Assistir uma cidade nascer, é como o nascimento de um filho. É construir história e ver as gerações se cruzarem, entre mortos e nascidos incrustam-se nela memórias. É a memória que basta e fica. Porque a cidade é sua gente. Nada mais que isto. A sua construção exige um esforço coletivo.
Quando tudo era silêncio e noite adentro, o sono foi perfurado por pensamento agudo e voltei no tempo, numa viagem longa, a de reviver fase a fase, mês a mês, o nascimento de Ariquemes, filha querida, de muitos pais e mães. Assim como ela, outras ou quase todas seguiram o mesmo propósito, todos atrás de um plano comum, ver a cidade crescer e crescermos com ela, uma expectativa que pode dar certo ou não.
Ali tem um rio. As cidades às margens dos rios têm compromissos com suas águas e tem uma gratidão especial como se o rio abençoasse o nascimento, como num batismo coletivo. Fiquei brincando num tabuleiro vazio, jogando no imaginário, teci o roteiro reverso e foi se erguendo como alguma coisa impossível.
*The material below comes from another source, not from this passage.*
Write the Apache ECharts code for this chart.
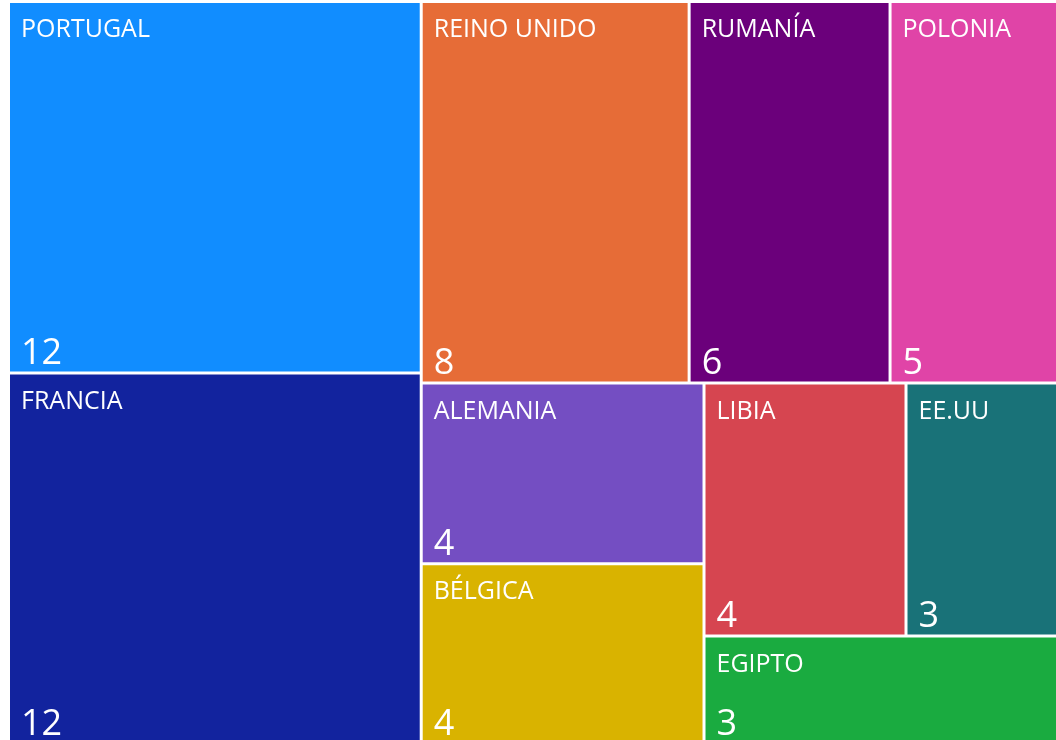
<!DOCTYPE html>
<html>
<head>
<meta charset="utf-8">
<script src="https://cdn.jsdelivr.net/npm/echarts@6/dist/echarts.min.js"></script>
<style>
  html, body { margin: 0; padding: 0; background: #fff; }
  #chart { width: 1056px; height: 740px; }
</style>
</head>
<body>
<div id="chart"></div>
<script>
// datos del gráfico
const countries = ['PORTUGAL', 'FRANCIA', 'REINO UNIDO', 'RUMANÍA', 'POLONIA', 'ALEMANIA', 'BÉLGICA', 'LIBIA', 'EE.UU', 'EGIPTO'];
const counts = [12, 12, 8, 6, 5, 4, 4, 4, 3, 3];
const colors = ['#118DFF', '#12239E', '#E66C37', '#6B007B', '#E044A7', '#744EC2', '#D9B300', '#D64550', '#197278', '#1AAB40'];

const FONT = '"Open Sans", "Noto Sans", sans-serif';
const PAD = [13, 10, 0, 11];
const NAME_LH = 28;
const VAL_LH = 36;

const treeData = countries.map((name, i) => ({
  name: name,
  value: counts[i],
  itemStyle: { color: colors[i] }
}));

const chart = echarts.init(document.getElementById('chart'), null, { renderer: 'canvas' });

const baseRich = {
  n: { fontSize: 25, lineHeight: NAME_LH, color: '#fff', fontFamily: FONT },
  v: { fontSize: 36, lineHeight: VAL_LH, color: '#fff', fontFamily: FONT }
};

chart.setOption({
  animation: false,
  series: [{
    type: 'treemap',
    left: 10,
    top: 3,
    right: 0,
    bottom: -3,
    sort: false, // los datos ya vienen ordenados
    roam: false,
    nodeClick: false,
    breadcrumb: { show: false },
    data: treeData,
    itemStyle: { gapWidth: 3, borderWidth: 0, borderColor: '#fff' },
    label: {
      show: true,
      position: 'insideTopLeft',
      distance: 0,
      padding: PAD,
      color: '#fff',
      fontFamily: FONT,
      formatter: '{n|{b}}',
      rich: baseRich
    }
  }]
});

// segundo paso: con el alto de cada rectángulo, empujar el valor hacia abajo
const data = chart.getModel().getSeriesByIndex(0).getData();
const heights = {};
chart.getModel().getSeriesByIndex(0).getViewRoot().children.forEach((node) => {
  heights[node.name] = node.getLayout().height;
});

const rich = Object.assign({}, baseRich);
data.each((idx) => {
  const h = heights[data.getName(idx)] || 0;
  const sp = Math.max(0, h - PAD[0] - PAD[2] - NAME_LH - VAL_LH);
  rich['s' + idx] = { height: sp, lineHeight: sp };
});

chart.setOption({
  series: [{
    label: {
      formatter: (p) => '{n|' + p.name + '}\n{s' + p.dataIndex + '|}\n{v|' + p.value + '}',
      rich: rich
    }
  }]
});
</script>
</body>
</html>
Ela veio de uma escolha estratégica do governo militar. Corria o tempo, a década de setenta. Brasil campeão do mundo de futebol, euforia de crescimento. Amazônia mais uma citação que uma região, mais uma profundidade florestada, bichos, índios e degredados da sorte, que um Brasil de verdade.
O desamparo e o silêncio. Os movimentos feitos pelos rios. Fronteira desguarnecida. Fincada como prioridade a sua integração. Abrir a Amazônia para boias-frias e pequenos produtores do sul e sudeste, escorraçados pela mecanização da agricultura. Foi assim mesmo. Vieram todos. Os programados e os não programados. Melhor assim, dar terras aos brasileiros que deixá-los à cobiça internacional, como se imaginava, para roubar as riquezas minerais abundantes e traficar sementes e animais.
O homem carrega em si o espírito de conquista. E tudo seria milagroso. O povo atendeu o chamado oficial, veio como retirante. Cadastros feitos pelo órgão fundiário, julgados aptos, carga às costas, pessoas peregrinavam trilhas difíceis, para encontrarem na mata fechada, o “lote” que lhes seriam doados. Tudo era bem mais difícil do que se imaginaria inicialmente.
E a cidade foi demarcada. Mapeada por arquiteto. Algo fantasioso. Tratores abriram ruas, o serviço bruto, a derrubada, a coivara, o fogo, o barraco coberto de lona, a cisterna, o banheiro de buraco, o profeta nada tinha dito que seria assim.
Era um entusiasmo insano. Mosquitos impiedosos rondavam as cabeças, zunindo fino, pousavam sobre os corpos ainda lisos e sadios, não tardava os corpos feridos, a coceira renitente, as pernas em ralo, era o homem se transformando num batismo desafiador. Escondido estava o anofelino, que transmitia a malária, doença endêmica, tal uma guerra civil, matou muita gente.
Mesmo assim, a cidade se ergueu. Do seu jeito e com sua própria filosofia as casas tomavam formas. As ruas endireitaram-se. Ergue-se o Banco do Brasil que autorizado despejou dinheiro para os colonos, como bicas de nascentes. O plantio do cacau que foi a base que era para dar certo, não deu, e foi se diversificando, a cidade por si tomou outras alternativas.
Da guerra inicial se edificou a cidade. Não mais se necessita mais daquele desafio. Ela vai seguindo seu destino. Ajustando-se aos tempos. Não ao choro, e sim à glória. Ela se transformou numa foto especial, sem cara definida, sem dono. Ela é o que é pela sua natureza, que se molda com o homem e suas novas necessidades.